Exiles from the South in Search of the Promised Land
By Dominick Paul Cerrone
Like many northern cities, Wheeling became a mecca for thousands of African-Americans who emigrated from the agrarian South to find a better life through working in industry. However, Wheeling was a paradox for the black community. While the city was host to fervent abolitionists during the Civil War, it still was a city of Virginians. Some of those were slave holders, and most of those slaves landed as domestic servants, since the city’s wealth was in enterprise and not in land holdings. It would, therefore, come as no surprise that Wheeling’s great legacy as a vital link of the Underground Railroad was sullied by the active slave auction at the 10th Street market. Therefore, for many coming from the cotton and tobacco plantations of the Deep South, the Promised Land was still an elusive place when they arrived in Wheeling.
While West Virginia had renounced the Confederacy in its brighter days through the Wheeling Conventions that led to statehood, the newly formed state lurched back into the grip of southern culture when it adapted the Jim Crow Laws. Wheeling was, therefore, a cruel nirvana, where previous slaves had the opportunity to partake in an explosive Northern industrial economy while mired in the bigotry of the Old South.

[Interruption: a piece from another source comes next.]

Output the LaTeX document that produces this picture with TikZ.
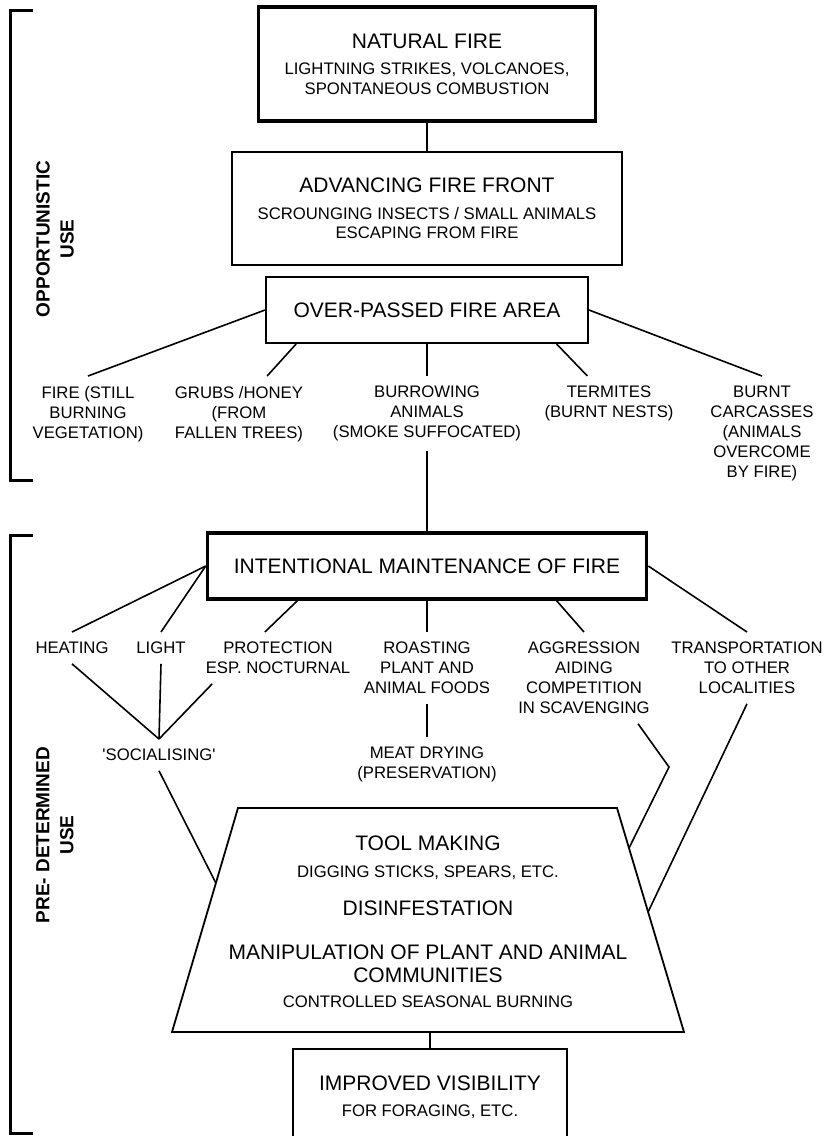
\documentclass[tikz,border=0pt]{standalone}
\usepackage{fontspec}
\setmainfont{Liberation Sans}
\usetikzlibrary{calc}
\newcommand\TitleF{\fontsize{10.5}{12.6}\selectfont}
\newcommand\SubF{\fontsize{8.35}{9.6}\selectfont}
\newcommand\LabF{\fontsize{8.35}{10}\selectfont}
\begin{document}
\begin{tikzpicture}[x=0.5pt,y=-0.5pt,
  conn/.style={line width=0.8pt},
  bracket/.style={line width=1.5pt},
  thinbox/.style={draw,line width=1pt,inner sep=0pt,align=center,font=\SubF},
  thickbox/.style={draw,line width=1.75pt,inner sep=0pt,align=center,font=\SubF},
  lab/.style={inner sep=0pt,outer sep=5pt,align=center,anchor=north,font=\LabF},
  txt/.style={inner sep=0pt,align=center,anchor=north,font=\SubF},
  side/.style={rotate=90,inner sep=0pt,align=center,font=\fontsize{9.5}{12}\selectfont\bfseries},
]
\useasboundingbox (0,0) rectangle (828,1136);
\clip (0,0) rectangle (828,1136);

% brackets
\draw[bracket] (33,10) -- (10,10) -- (10,480) -- (33,480);
\draw[bracket] (33,535) -- (10,535) -- (10,1133) -- (33,1133);
\node[side] (opp) at (55,239) {OPPORTUNISTIC\\USE};
\node[side] (pre) at (55,835) {PRE- DETERMINED\\USE};

% boxes
\node[thickbox,minimum width=168.5pt,minimum height=57pt] (nat) at (427,64)
  {{\TitleF NATURAL FIRE}\\[3.8pt]LIGHTNING STRIKES, VOLCANOES,\\SPONTANEOUS COMBUSTION};
\node[thinbox,minimum width=195pt,minimum height=56.5pt] (adv) at (427,208.5)
  {{\TitleF ADVANCING FIRE FRONT}\\[3.8pt]SCROUNGING INSECTS / SMALL ANIMALS\\ESCAPING FROM FIRE};
\node[thinbox,font=\TitleF,minimum width=161pt,minimum height=33pt] (over) at (427,310)
  {OVER-PASSED FIRE AREA};
\node[thickbox,font=\TitleF,minimum width=219.5pt,minimum height=33pt] (intent) at (427,566)
  {INTENTIONAL MAINTENANCE OF FIRE};
\node[thinbox,minimum width=137pt,minimum height=48pt] (vis) at (430,1097)
  {{\TitleF IMPROVED VISIBILITY}\\[3.3pt]FOR FORAGING, ETC.};

% upper labels
\node[lab] (fire) at (88,376) {FIRE (STILL\\BURNING\\VEGETATION)};
\node[lab] (grubs) at (239,376) {GRUBS /HONEY\\(FROM\\FALLEN TREES)};
\node[lab] (burrow) at (427,376) {BURROWING\\ANIMALS\\(SMOKE SUFFOCATED)};
\node[lab] (term) at (609,376) {TERMITES\\(BURNT NESTS)};
\node[lab] (carc) at (762,376) {BURNT\\CARCASSES\\(ANIMALS\\OVERCOME\\BY FIRE)};

% lower labels
\node[lab] (heat) at (72,632) {HEATING};
\node[lab] (light) at (161,632) {LIGHT};
\node[lab] (prot) at (278,632) {PROTECTION\\ESP. NOCTURNAL};
\node[lab] (roast) at (427,632) {ROASTING\\PLANT AND\\ANIMAL FOODS};
\node[lab] (aggr) at (584,632) {AGGRESSION\\AIDING\\COMPETITION\\IN SCAVENGING};
\node[lab] (trans) at (747,632) {TRANSPORTATION\\TO OTHER\\LOCALITIES};
\node[lab] (soc) at (159,739) {\textquotesingle SOCIALISING\textquotesingle};
\node[lab] (meat) at (427,737) {MEAT DRYING\\(PRESERVATION)};

% trapezoid
\coordinate (tzTL) at (238,808);
\coordinate (tzTR) at (617,808);
\coordinate (tzBR) at (684,1032);
\coordinate (tzBL) at (172,1032);
\draw[line width=0.9pt] (tzTL) -- (tzTR) -- (tzBR) -- (tzBL) -- cycle;
\node[txt] (tool) at (428,835.5) {{\TitleF TOOL MAKING}\\[3.8pt]DIGGING STICKS, SPEARS, ETC.};
\node[txt,font=\TitleF] (dis) at (428,900.5) {DISINFESTATION};
\node[txt] (manip) at (428,944.5) {{\TitleF MANIPULATION OF PLANT AND ANIMAL}\\[1.9pt]{\TitleF COMMUNITIES}\\[3.1pt]CONTROLLED SEASONAL BURNING};

% connectors
\draw[conn] (nat.south) -- (adv.north);
\draw[conn] (over.west) -- (fire.north);
\draw[conn] ($(over.south west)!0.096!(over.south east)$) -- ($(grubs.north west)!0.69!(grubs.north east)$);
\draw[conn] (over.south) -- (burrow.north);
\draw[conn] ($(over.south east)!0.1!(over.south west)$) -- ($(term.north west)!0.355!(term.north east)$);
\draw[conn] (over.east) -- (carc.north);
\draw[conn] (burrow.south) -- (intent.north);
\draw[conn] (intent.west) -- (heat.north);
\draw[conn] (intent.west) -- (light.north);
\draw[conn] ($(intent.south west)!0.207!(intent.south east)$) -- ($(prot.north west)!0.42!(prot.north east)$);
\draw[conn] (intent.south) -- (roast.north);
\draw[conn] ($(intent.south east)!0.207!(intent.south west)$) -- (aggr.north);
\draw[conn] (intent.east) -- (trans.north);
\draw[conn] (heat.south) -- (soc.north);
\draw[conn] (light.south) -- (soc.north);
\draw[conn] ($(prot.south west)!0.1!(prot.south east)$) -- (soc.north);
\draw[conn] (roast.south) -- (meat.north);
\draw[conn] (soc.south) -- ($(tzTL)!0.335!(tzBL)$);
\coordinate (agbend) at (669,767);
\draw[conn] ($(aggr.south west)!0.857!(aggr.south east)$) -- (agbend) -- ($(tzTR)!0.179!(tzBR)$);
\draw[conn] (trans.south) -- ($(tzTR)!0.464!(tzBR)$);
\draw[conn] (vis.north) -- (vis.north |- tzBL);
\end{tikzpicture}
\end{document}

Ann Thomas is a Wheeling native whose parents settled in Wheeling from Sanford and Fayetteville, North Carolina. Her mom was one of 14. “The kids were all tired of farming and tobacco and cotton,” she recalls. They arrived in a community with several distinct black communities that had no choice but to support their own businesses since segregated facilities were the law of the land on this side of the Ohio River. “I was allowed to go into Louis Hot Dogs to buy a hotdog but could not sit down,” she explained. “The Jim Crow Laws were enforced here in Wheeling.” Her aunt and uncle ran a restaurant in one of those black neighborhoods that stretched from the old Lincoln School on Chapline Street to 12th Street extended. Boarding houses (blacks could not use hotels), the Fedo movie theatre, an African-American YWCA, and Doc White’s Pharmacy were all part of that vibrant neighborhood. The Lincoln School was a blacks only school that educated not only Wheelingites, but also students shipped in from Moundsville and Wellsburg. On Monday nights, Ann and her neighborhood friends went to the Market Street auditorium on 10th Street. It was the one night of the week that was dedicated to blacks.
Whenever Ann returned to the South with her parents to visit her relative’s tobacco and cotton farm, the distance between northern industrial workers and southern farmers disappeared. For Ann, that meant playing dolls with her cousins. “Sports also transgressed differences. All the kids would get together to play sports.” Despite the two families’ profoundly different plights, they were in many ways still essentially the same.
As segregated as Wheeling was, things were very different across the river. Ohio had a long tradition of Quakers and abolitionists who had influence over public policy, and facilities there were largely integrated. Ann recalls how her husband, Clyde, had a very different experience in his hometown of Bellaire, where he attended Bellaire High School with every other student in the city, and could walk into any restaurant or bus.
Before the 1930s, the steel mills did not hire African-Americans. Accordingly, most newcomers from the South found work in the coal mines, and that spurred several black communities that started out as coal camps. Black coal camps uphill from the Centre Foundry in south Warwood and in Triadelphia popped up around the turn of the century. To this day, there is an active black community in Triadelphia.
According to Sean Duffy’s The Wheeling Family Volume 2, there was an active group of professionals in Wheeling’s black community to serve their community, including a handful of doctors, dentists and pharmacists.
During the Civil Rights Movement, Wheeling served as a hub of protest activity. After the assassination of Martin Luther King, the city was close to rioting, and peace was fragile. Duffy documents Wheeling resident Diana Bell’s memory of that tense time. “We had to write ‘Souls Sisters’ on our house,” she recalled, in order for her family to be spared from any potential vandalism in the case of a riot.
Eventually, legalized segregation was outlawed. Shortly after the Jim Crow Laws ceased after the Brown vs. Board of Education decision, urban renewal ushered in a new attack on the black community. Ann’s childhood neighborhood on Chapline Street was largely demolished, and many African-Americans relocated to the adjacent neighborhoods of East Wheeling, North Wheeling and Wheeling Island. Ann and her husband, Clyde, moved to North Park.
To this day, Wheeling is home to one of the state’s largest black communities. Census data indicates that over 1,500 African-Americans live in Ohio County. The metropolitan area has strong communities in Bellaire and Bridgeport, Ohio. Black businesses, churches, an annual African American Jubilee and a host of special activities bind the black community together.